After a rough start to the year in January, business at Metavante Technologies Inc. strengthened later in the quarter as higher transaction processing offset lower software license revenue and the company cut costs, executives said Friday.
The Milwaukee vendor said it had 15% earnings growth on 1% growth in sales during the first quarter, in what may be its last earnings report before its planned purchase by a larger rival, Fidelity National Information Services Inc. in Jacksonville, Fla. The deal is expected to close in the third quarter.
Michael D. Hayford, Metavante's president and chief operating officer, said its customers are weathering the financial crisis fairly well.
"In community and regional banks, we continue to see the fundamentals of their business have held up pretty well. They haven't been hit quite as bad on the balance sheet. And so they have continued to spend," Hayford said in a conference call with analysts. "We continue to see the commitment on the banks to go forward."

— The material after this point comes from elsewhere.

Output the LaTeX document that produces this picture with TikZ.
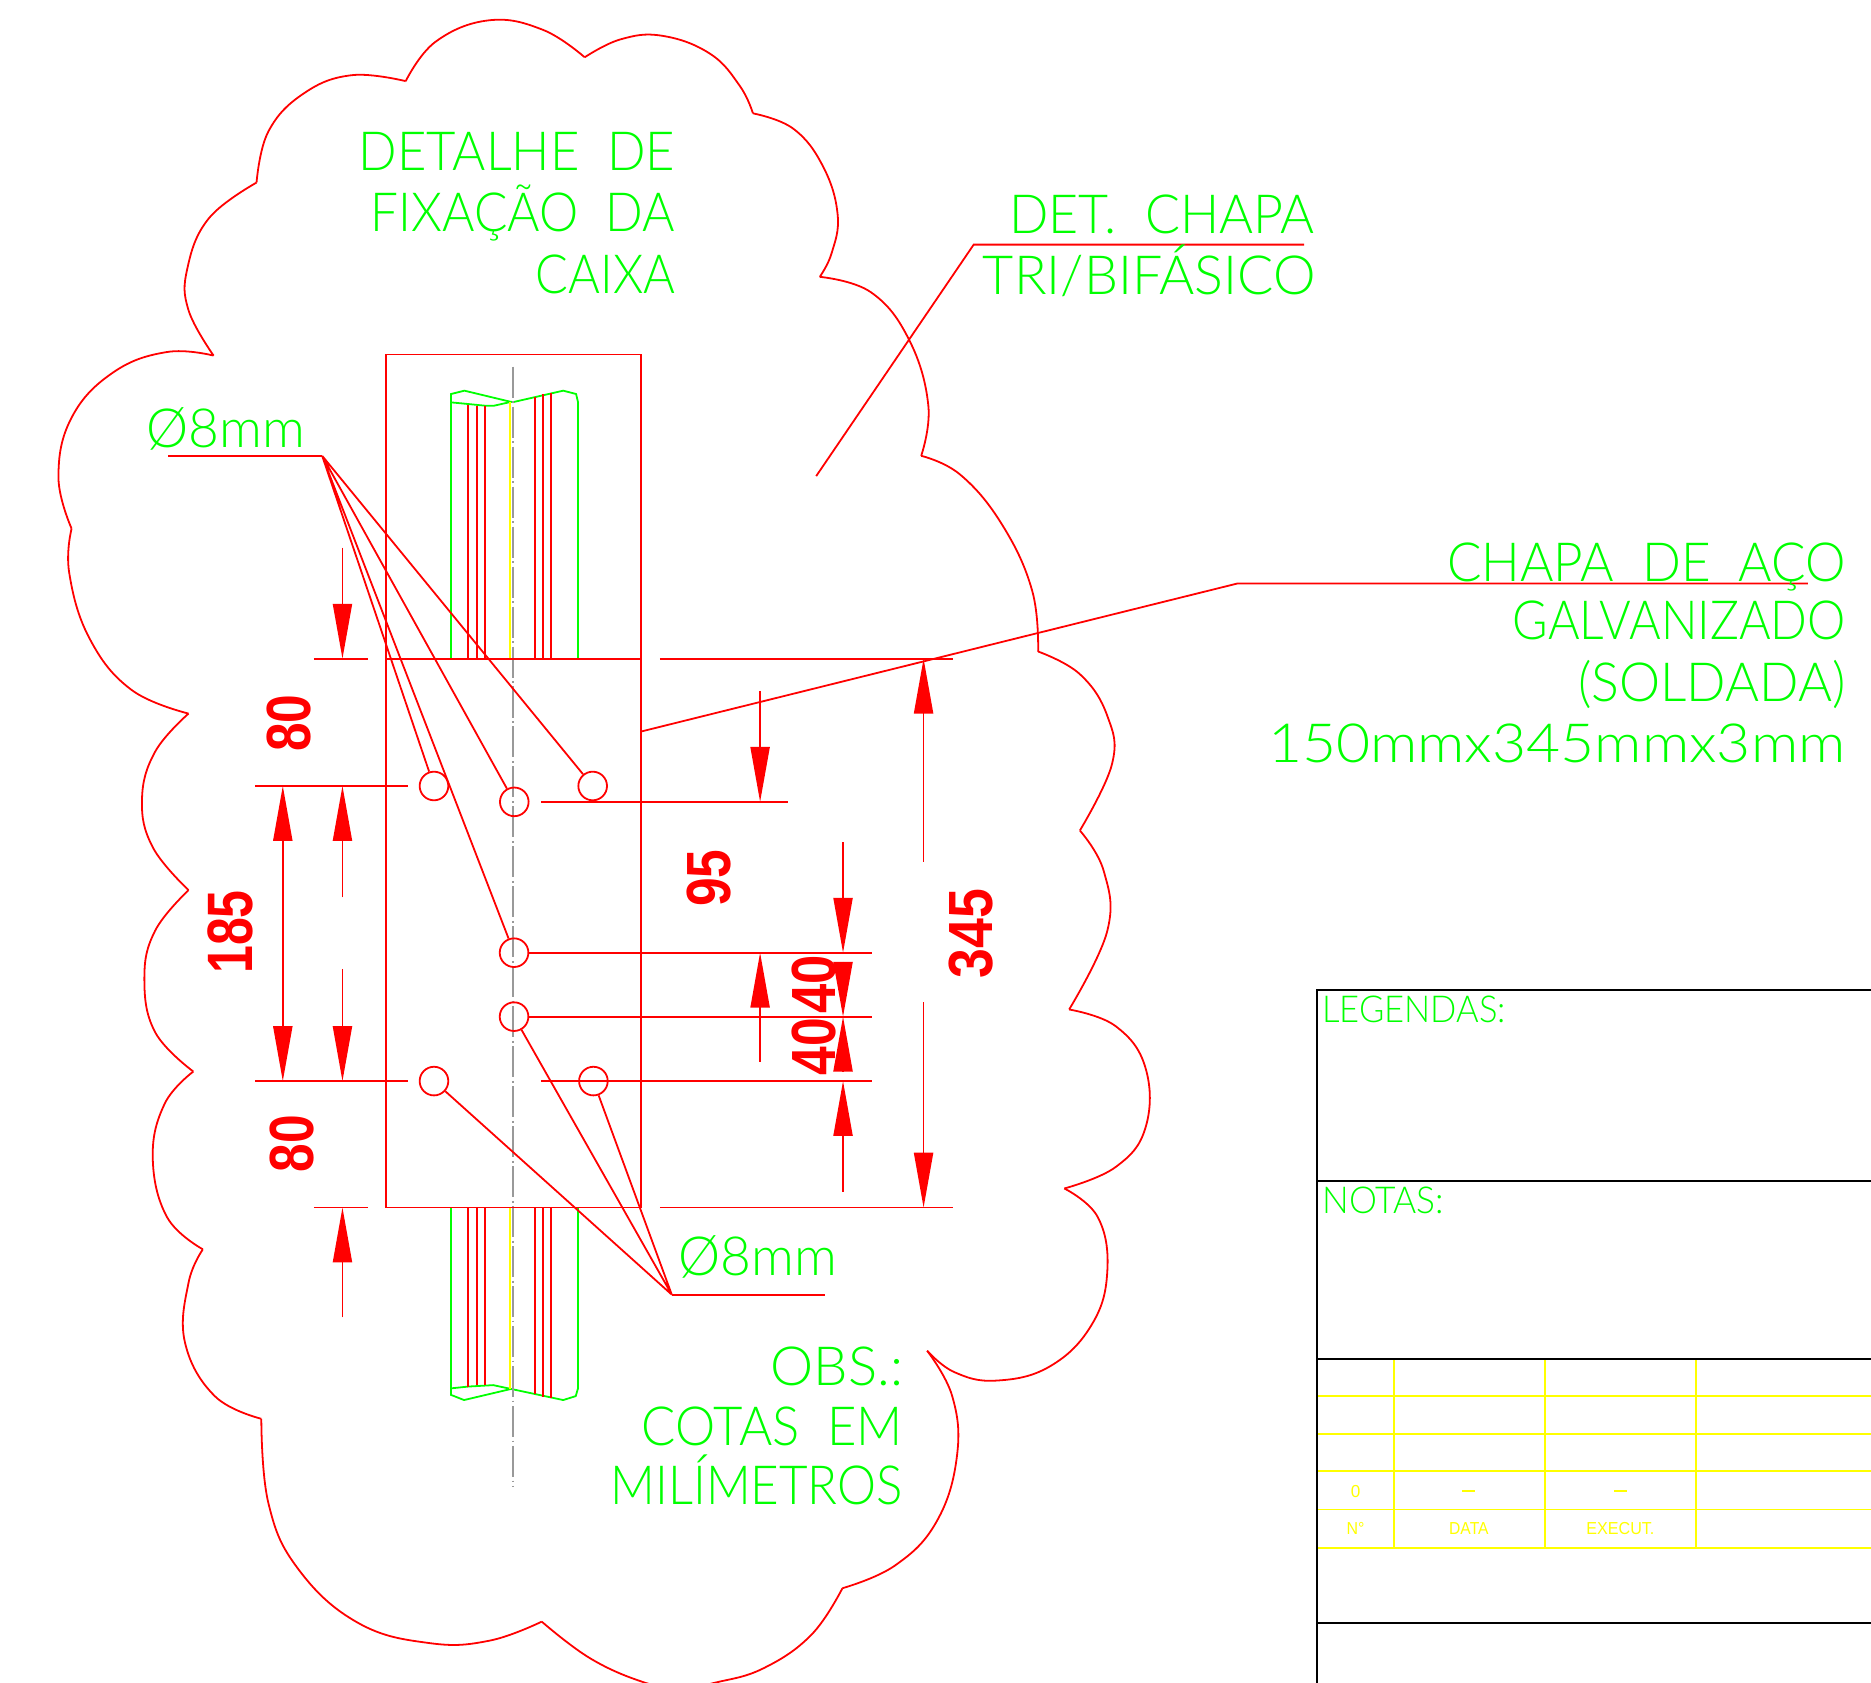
\documentclass[tikz,border=0pt]{standalone}
\usepackage{fontspec}
\usepackage{graphicx}
\usetikzlibrary{arrows.meta}
\setmainfont{Lato Light}
\newfontfamily\dimfont{Liberation Sans Bold}
\newfontfamily\smallfont{Liberation Sans}
\newcommand\cad[3]{\resizebox{#1pt}{#2pt}{\setbox0\hbox{H}\raisebox{0pt}[\ht0][0pt]{#3}}}
\definecolor{cadred}{RGB}{255,0,0}
\definecolor{cadgreen}{RGB}{0,255,0}
\definecolor{cadyellow}{RGB}{255,255,0}
\definecolor{cadgray}{RGB}{153,153,153}
\tikzset{
  rl/.style={draw=cadred,line width=1.5pt},
  gl/.style={draw=cadgreen,line width=1.5pt},
  yl/.style={draw=cadyellow,line width=1.5pt},
  kl/.style={draw=black,line width=1.7pt},
  cl/.style={draw=cadgray,line width=1.4pt,dash pattern=on 26pt off 3pt on 1.5pt off 3pt},
  dimar/.style={rl,-{Triangle[length=46pt,width=16pt,fill=cadred]}},
  dimdbl/.style={rl,{Triangle[length=46pt,width=16pt,fill=cadred]}-{Triangle[length=46pt,width=16pt,fill=cadred]}},
  hole/.style={circle,draw=cadred,line width=1.5pt,minimum size=24pt,inner sep=0pt},
  gt/.style={text=cadgreen,inner sep=0pt,anchor=base east},
  gtl/.style={text=cadgreen,inner sep=0pt,anchor=base west},
  yt/.style={text=cadyellow,inner sep=0pt,anchor=base,font=\smallfont},
  dt/.style={text=cadred,inner sep=0pt,rotate=90,anchor=center,font=\dimfont},
}
\begin{document}
\begin{tikzpicture}[x=1pt,y=-1pt]
\useasboundingbox (0,0) rectangle (1568,1410.4);
\clip (0,0) rectangle (1568,1410.4);
\fill[white] (0,0) rectangle (1568,1410.4);
% revision cloud
\foreach \seg in {
 {(490,48) (520,33) (555,30) (595,45) (620,72) (631,95)},
 {(631,95) (665,108) (690,140) (702,180) (697,212) (687,232)},
 {(687,232) (730,245) (762,285) (778,340) (772,382)},
 {(772,382) (805,398) (840,440) (865,495) (870,546)},
 {(870,546) (905,565) (928,600) (932,640) (905,696)},
 {(905,696) (925,730) (928,780) (896,846)},
 {(896,846) (935,860) (960,895) (960,945) (935,978) (892,996)},
 {(892,996) (920,1020) (928,1065) (915,1110) (880,1145) (835,1157) (800,1150) (777,1132)},
 {(777,1132) (798,1170) (802,1220) (785,1275) (750,1312) (706,1331)},
 {(706,1331) (680,1370) (640,1398) (600,1410) (570,1415) (540,1410) (495,1390) (454,1359)},
 {(454,1359) (410,1375) (360,1377) (300,1360) (250,1315) (225,1260) (219,1189)},
 {(219,1189) (180,1170) (155,1125) (158,1075) (170,1047)},
 {(170,1047) (140,1020) (128,970) (138,925) (162,898)},
 {(162,898) (130,865) (121,820) (130,780) (158,746)},
 {(158,746) (128,710) (119,670) (130,630) (158,598)},
 {(158,598) (110,578) (75,535) (58,480) (60,443)},
 {(60,443) (49,400) (60,350) (95,312) (140,295) (179,298)},
 {(179,298) (158,260) (157,225) (175,183) (215,153)},
 {(215,153) (225,110) (255,78) (295,63) (340,68)},
 {(340,68) (365,35) (410,17) (455,25) (490,48)}}
 {\draw[rl] plot[smooth,tension=0.7] coordinates \seg;}
% legend frame
\foreach \yy in {1170,1202,1233,1265,1297} \draw[yl] (1104,\yy) -- (1568,\yy);
\foreach \xx in {1168.4,1294.6,1421} \draw[yl] (\xx,1139) -- (\xx,1297);
\draw[kl] (1568,830) -- (1104,830) -- (1104,1410.4);
\draw[kl] (1104,990) -- (1568,990);
\draw[kl] (1104,1138.5) -- (1568,1138.5);
\draw[kl] (1104,1360) -- (1568,1360);
\node[yt] at (1136,1255) {\cad{8}{10}{0}};
\node[yt] at (1231,1250) {\cad{11}{1.4}{\rule{1em}{1ex}}};
\node[yt] at (1358,1250) {\cad{11}{1.4}{\rule{1em}{1ex}}};
\node[yt] at (1136,1286) {\cad{15}{10}{N°}};
\node[yt] at (1231,1286) {\cad{33}{10}{DATA}};
\node[yt] at (1358,1286) {\cad{57}{10}{EXECUT.}};
\node[gtl] at (1108,857) {\cad{154}{22}{LEGENDAS:}};
\node[gtl] at (1108,1017) {\cad{102}{22}{NOTAS:}};
% rails
\draw[gl] (378,552) -- (378,330.2) -- (389.2,327.4) -- (427.4,336.6) -- (430,337) -- (472,327.4) -- (482.8,330.2) -- (484.4,337) -- (484.4,552);
\draw[gl] (378,337.2) -- (392.5,338.6) -- (406.5,340) -- (414,340) -- (427.4,337);
\draw[rl] (392.5,339)--(392.5,552) (399.5,340)--(399.5,552) (406.2,340)--(406.2,552);
\draw[rl] (448.4,333)--(448.4,552) (455,330.6)--(455,552) (461.8,329.2)--(461.8,552);
\draw[yl] (427.7,337)--(427.7,552);
\draw[gl] (378,1012) -- (378,1169) -- (388.9,1173.3) -- (428.3,1164) -- (472,1173.3) -- (482.5,1170) -- (484.4,1163.5) -- (484.4,1012);
\draw[gl] (378,1163.5) -- (392.5,1162) -- (413.3,1160.8) -- (428.3,1164);
\draw[rl] (392.5,1012)--(392.5,1162) (399.5,1012)--(399.5,1161) (406.2,1012)--(406.2,1161);
\draw[rl] (448.4,1012)--(448.4,1168) (455,1012)--(455,1170.7) (461.8,1012)--(461.8,1172);
\draw[yl] (427.7,1012)--(427.7,1164);
\draw[cl] (430,307.3) -- (430,1245.5);
% plates
\draw[rl] (323.5,1012) -- (323.5,297) -- (537.5,297) -- (537.5,1012) -- cycle;
\draw[rl] (323.5,552) -- (537.5,552);
% holes
\node[hole] (h1) at (363.7,658.7) {};
\node[hole] (h2) at (431,672) {};
\node[hole] (h3) at (496.7,658.7) {};
\node[hole] (h4) at (430.8,798.4) {};
\node[hole] (h5) at (430.8,852) {};
\node[hole] (h6) at (363.7,906) {};
\node[hole] (h7) at (497.3,906) {};
% extension lines
\draw[rl] (263,552)--(308,552) (553,552)--(799,552);
\draw[rl] (214,658.7)--(342,658.7);
\draw[rl] (453.4,672)--(660,672);
\draw[rl] (h4.east)--(731,798.4);
\draw[rl] (h5.east)--(731,852);
\draw[rl] (214,906)--(342,906) (453.4,906)--(731,906);
\draw[rl] (263,1012)--(308,1012) (553,1012)--(799,1012);
% dimensions
\draw[dimar] (287,459)--(287,552);
\draw[dimar] (287,752)--(287,658.7);
\draw[dimar] (287,812)--(287,906);
\draw[dimar] (287,1104)--(287,1012);
\draw[dimdbl] (237,658.7)--(237,906);
\draw[dimar] (637,579)--(637,672);
\draw[dimar] (637,890)--(637,798.4);
\draw[dimar] (706.5,706)--(706.5,798.4);
\draw[dimar] (706.5,806)--(706.5,852);
\draw[dimar] (706.5,898)--(706.5,852);
\draw[dimar] (706.5,998.7)--(706.5,906);
\draw[dimar] (774,722)--(774,552);
\draw[dimar] (774,840)--(774,1012);
\node[dt] at (242.5,606) {\cad{48}{36}{80}};
\node[dt] at (245,958.5) {\cad{48}{36}{80}};
\node[dt] at (193,781) {\cad{70}{37}{185}};
\node[dt] at (594,736) {\cad{48}{36}{95}};
\node[dt] at (682,825) {\cad{49}{36}{40}};
\node[dt] at (682,877) {\cad{48}{36}{40}};
\node[dt] at (814,782.5) {\cad{75}{36}{345}};
% leaders
\coordinate (lt) at (270,382);
\coordinate (lb) at (563,1085);
\draw[rl] (141,382) -- (lt);
\draw[rl] (lt)--(h1) (lt)--(h2) (lt)--(h3) (lt)--(h4);
\draw[rl] (691,1085) -- (lb);
\draw[rl] (lb)--(h5) (lb)--(h6) (lb)--(h7);
\draw[rl] (1093,205) -- (816,205) -- (684,399);
\draw[rl] (1515,489) -- (1037,489) -- (537.5,613);
% texts
\node[gt] at (566,143) {\cad{265}{32}{DETALHE\ \ DE}};
\node[gt] at (566,194) {\cad{255}{32}{FIXAÇÃO\ \ DA}};
\node[gt] at (566,246) {\cad{117}{32}{CAIXA}};
\node[gt] at (1102,196) {\cad{256}{32}{DET.\ \ CHAPA}};
\node[gt] at (1103,247) {\cad{279}{32}{TRI/BIFÁSICO}};
\node[gt] at (256,375) {\cad{133}{32}{Ø8mm}};
\node[gt] at (702,1069) {\cad{133}{32}{Ø8mm}};
\node[gt] at (1547,487) {\cad{334}{32}{CHAPA\ \ DE\ \ AÇO}};
\node[gt] at (1547,536) {\cad{279}{32}{GALVANIZADO}};
\node[gt] at (1547,588) {\cad{224}{32}{(SOLDADA)}};
\node[gt] at (1547,639) {\cad{484}{32}{150mmx345mmx3mm}};
\node[gt] at (757,1161) {\cad{111}{32}{OBS.:}};
\node[gt] at (757,1211) {\cad{219}{32}{COTAS\ \ EM}};
\node[gt] at (757,1261) {\cad{245}{32}{MILÍMETROS}};
\end{tikzpicture}
\end{document}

Timothy C. Oliver, a senior executive vice president and the chief financial officer, said the company faced a difficult environment for selling software, particularly check-image technology.
"January was tough across the portfolio," Oliver said. "In the second two months of the quarter, things got a lot better and really got a lot better in every business except merchant, which was down year-over-year, slightly," as was its government payments unit.
Retail transactions, a relatively small business at Metavante, and government payments each was affected by the year-long recession, executives said.
Net income grew 15% compared to the year earlier, to $40.3 million. Revenue was up 1%, to $426.9 million. Cash net earnings, the number that Wall Street watches, were 39 cents per share, beating analysts' 38-cent average estimate.
David Koning, an analyst at Robert W. Baird & Co., said the results were solid, but he cautioned against reading too much from Metavante's results into the health of banks or other vendors.
"They all have pretty stable revenue streams. A lot of banks just pay a monthly bill," said Koning, who rates both Metavante and Fidelity shares "outperform." "When things are better at banks, they probably spend a little more at the margins."